Geothermal energy can help Chile decarbonise

Chile seeks to capitalise on the potential of geothermal energy, which could generate 3,800MW and accelerate the decarbonisation of its energy matrix

The Chilean government has already granted concessions for new geothermal energy projects on more than 43,000 hectares. This indicates the South American country’s massive potential for this source of energy.

Some small projects including a school and a prisoner education programme in the southern Aysén region already use geothermal but experts are just realising the possibilities for the wider deployment of energy derived from natural heat sources across Chile.

Geothermal is a type of renewable energy that uses heat from the subsurface of the earth, which is brought to above ground via pipes. The heat has been generated by the original formation of the planet and the radioactive decay of materials. This thermal energy is stored in rocks and fluids.

the potential for new geothermal energy in Chile
Chile has the potential to add 3,800 megawatts (mw) of geothermal energy that can be used for heating, electricity, or even agriculture, but for now it’s still largely unexploited.

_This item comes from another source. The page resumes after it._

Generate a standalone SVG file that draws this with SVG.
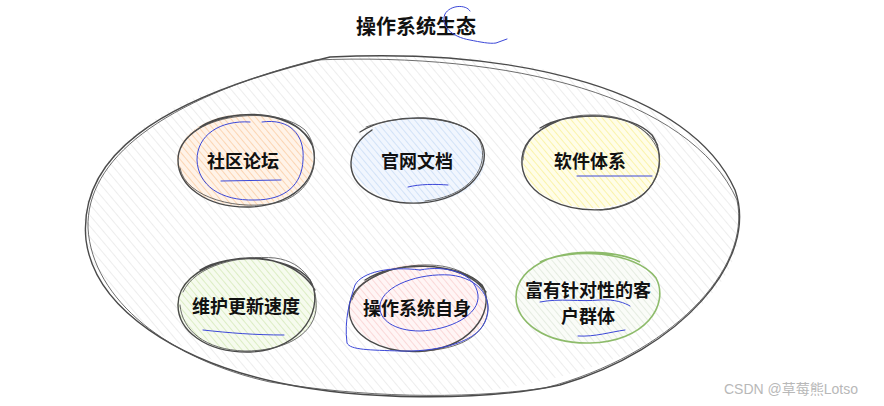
<svg xmlns="http://www.w3.org/2000/svg" width="884" height="406" viewBox="0 0 884 406">
<style>
  .lbl{font-family:"Noto Sans CJK SC","Noto Sans",sans-serif;font-size:18px;font-weight:700;fill:#111;text-anchor:middle;dominant-baseline:central}
  .title{font-family:"Noto Sans CJK SC","Noto Sans",sans-serif;font-size:20px;font-weight:700;fill:#111;text-anchor:middle;dominant-baseline:central}
  .wm{font-family:"Liberation Sans","Noto Sans CJK SC",sans-serif;font-size:14px;fill:#b8b8b8}
  .sk{fill:none;stroke:#4a4a4a;stroke-width:1.4;stroke-linecap:round}
  .sk2{fill:none;stroke:#555;stroke-width:1;stroke-linecap:round;opacity:.85}
  .ink{fill:none;stroke:#3c48d8;stroke-width:1;stroke-linecap:round;stroke-linejoin:round}
</style>
<defs>
  <pattern id="hGray" width="7" height="7" patternUnits="userSpaceOnUse" patternTransform="rotate(-40)">
    <rect width="7" height="7" fill="#fff"/><line x1="0" y1="0" x2="0" y2="7" stroke="#e4e4e4" stroke-width="1.3"/>
  </pattern>
  <pattern id="hOrange" width="5" height="5" patternUnits="userSpaceOnUse" patternTransform="rotate(-40)">
    <rect width="5" height="5" fill="#fff3e8"/><line x1="0" y1="0" x2="0" y2="5" stroke="#fbd2ad" stroke-width="1.8"/>
  </pattern>
  <pattern id="hBlue" width="5" height="5" patternUnits="userSpaceOnUse" patternTransform="rotate(-40)">
    <rect width="5" height="5" fill="#f1f6fe"/><line x1="0" y1="0" x2="0" y2="5" stroke="#cfe0f7" stroke-width="1.8"/>
  </pattern>
  <pattern id="hYellow" width="5" height="5" patternUnits="userSpaceOnUse" patternTransform="rotate(-40)">
    <rect width="5" height="5" fill="#fffde8"/><line x1="0" y1="0" x2="0" y2="5" stroke="#faf3aa" stroke-width="2"/>
  </pattern>
  <pattern id="hGreen" width="5" height="5" patternUnits="userSpaceOnUse" patternTransform="rotate(-40)">
    <rect width="5" height="5" fill="#f6fbee"/><line x1="0" y1="0" x2="0" y2="5" stroke="#d9ecbf" stroke-width="1.8"/>
  </pattern>
  <pattern id="hPink" width="5" height="5" patternUnits="userSpaceOnUse" patternTransform="rotate(-40)">
    <rect width="5" height="5" fill="#fff5f5"/><line x1="0" y1="0" x2="0" y2="5" stroke="#fad5d5" stroke-width="1.8"/>
  </pattern>
  <pattern id="hGreenGray" width="5" height="5" patternUnits="userSpaceOnUse" patternTransform="rotate(-40)">
    <rect width="5" height="5" fill="#fafcf8"/><line x1="0" y1="0" x2="0" y2="5" stroke="#dfe7da" stroke-width="1.5"/>
  </pattern>
</defs>

<text class="title" x="416" y="25">操作系统生态</text>

<g id="ecosystem">
  <ellipse cx="412" cy="225" rx="328" ry="170" fill="url(#hGray)" stroke="none"/>
  <path class="sk" d="M 330,57 C 520,48 690,90 735,190 C 760,260 680,350 560,385 C 480,402 360,400 280,383 C 180,362 95,310 86,240 C 78,160 150,100 330,57"/>
  <path class="sk2" d="M 315,60 C 510,52 690,96 737,200 C 752,270 670,355 545,388 C 460,400 360,397 270,382 C 170,360 92,300 88,228 C 86,160 160,100 315,60"/>
</g>

<g id="n1">
  <ellipse cx="245" cy="160" rx="68" ry="46" fill="url(#hOrange)"/>
  <path class="sk" d="M 200,127 C 230,108 290,110 310,140 C 325,170 300,205 250,207 C 205,208 178,185 178,160 C 178,140 200,120 240,115 C 270,112 300,120 312,145"/>
  <path class="sk2" d="M 190,135 C 215,112 280,108 305,130 C 322,150 318,190 280,202 C 240,212 185,198 180,168"/>
  <text class="lbl" x="243" y="160">社区论坛</text>
</g>

<g id="n2">
  <ellipse cx="418" cy="160" rx="67" ry="43" fill="url(#hBlue)"/>
  <path class="sk" d="M 360,132 C 390,112 460,112 480,140 C 495,165 470,200 420,203 C 375,205 350,185 351,162 C 352,148 360,138 372,130"/>
  <path class="sk2" d="M 366,127 C 400,114 455,115 476,135 C 492,155 480,195 425,201"/>
  <text class="lbl" x="417" y="160">官网文档</text>
</g>

<g id="n3">
  <ellipse cx="592" cy="162" rx="69" ry="46" fill="url(#hYellow)"/>
  <path class="sk" d="M 540,128 C 570,110 630,112 652,135 C 668,158 660,200 610,209 C 565,214 525,195 522,165 C 520,145 535,130 560,120"/>
  <path class="sk2" d="M 523,160 C 523,135 555,115 590,115 C 625,114 648,128 658,150 C 665,175 648,205 600,210"/>
  <path class="sk2" d="M 572,118 C 610,112 640,120 658,145"/>
  <text class="lbl" x="590" y="160">软件体系</text>
</g>

<g id="n4">
  <ellipse cx="247" cy="305" rx="70" ry="47" fill="url(#hGreen)"/>
  <path class="sk" d="M 200,270 C 230,252 290,255 310,280 C 325,305 305,350 250,352 C 205,353 178,330 178,305 C 178,285 195,268 230,260 C 265,253 300,265 315,290"/>
  <path class="sk2" d="M 183,292 C 195,265 240,255 275,258 C 305,262 318,285 316,310 C 312,338 280,351 245,351 C 205,350 182,330 180,305"/>
  <text class="lbl" x="246" y="305">维护更新速度</text>
</g>

<g id="n5">
  <ellipse cx="418" cy="308" rx="69" ry="44" fill="url(#hPink)"/>
  <path class="sk" d="M 365,280 C 395,260 460,262 482,285 C 495,305 478,345 425,351 C 380,355 350,335 349,310 C 349,292 362,280 390,270 C 430,260 470,270 486,292"/>
  <path class="sk2" d="M 352,300 C 360,275 400,264 430,265 C 465,266 488,285 488,308 C 487,335 460,350 420,351"/>
  <text class="lbl" x="417" y="307">操作系统自身</text>
</g>

<g id="n6">
  <ellipse cx="588" cy="298" rx="72" ry="45" fill="url(#hGreenGray)"/>
  <path fill="none" stroke="#8dbb6a" stroke-width="1.6" d="M 540,262 C 570,248 635,250 656,278 C 670,305 645,342 590,343 C 545,344 516,322 516,297 C 516,280 528,268 548,259 C 580,248 620,252 640,262"/>
  <text class="lbl"><tspan x="588" y="289">富有针对性的客</tspan><tspan x="588" y="315">户群体</tspan></text>
</g>

<g id="connectors"></g>

<g id="annotations">
  <path class="ink" d="M 470,11 C 466,4 450,5 445,14 C 440,26 452,37 470,40 C 480,42 490,44 496,43 L 507,39"/>
  <path class="ink" d="M 262,122 C 290,118 305,135 303,160 C 302,185 285,200 255,200 C 220,201 198,185 197,160 C 197,135 220,120 250,122"/>
  <path class="ink" d="M 221,181 L 281,180"/>
  <path class="ink" d="M 408,187 C 420,184 435,184 448,185"/>
  <path class="ink" d="M 577,176 L 652,176"/>
  <path class="ink" d="M 203,330 C 230,333 255,335 284,335"/>
  <path class="ink" d="M 420,270 C 445,265 475,272 478,295 C 480,315 450,330 420,331 C 395,331 378,320 380,305 C 383,285 420,273 450,275 C 480,278 495,300 485,322 C 475,345 430,352 400,351 C 370,350 350,350 347,343 C 344,320 350,300 355,285 C 362,272 390,266 420,270"/>
  <path class="ink" d="M 540,302 C 560,298 580,302 600,300 C 615,299 625,303 630,306"/>
  <path class="ink" d="M 578,336 C 595,337 610,332 625,330"/>
</g>

<text class="wm" x="724" y="394">CSDN @草莓熊Lotso</text>
</svg>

The country sits in the middle of the “Ring of Fire”, a set of tectonic plates in the Pacific that experience the greatest seismic and volcanic activity anywhere in the world.

With access to these sources around the country, geothermal energy could become far more widespread in the coming years, as outlined in Chile’s national plan to reduce greenhouse gases. The energy sector generates 78% of the country's greenhouse gas emissions. Most come from coal-fired thermoelectric plants.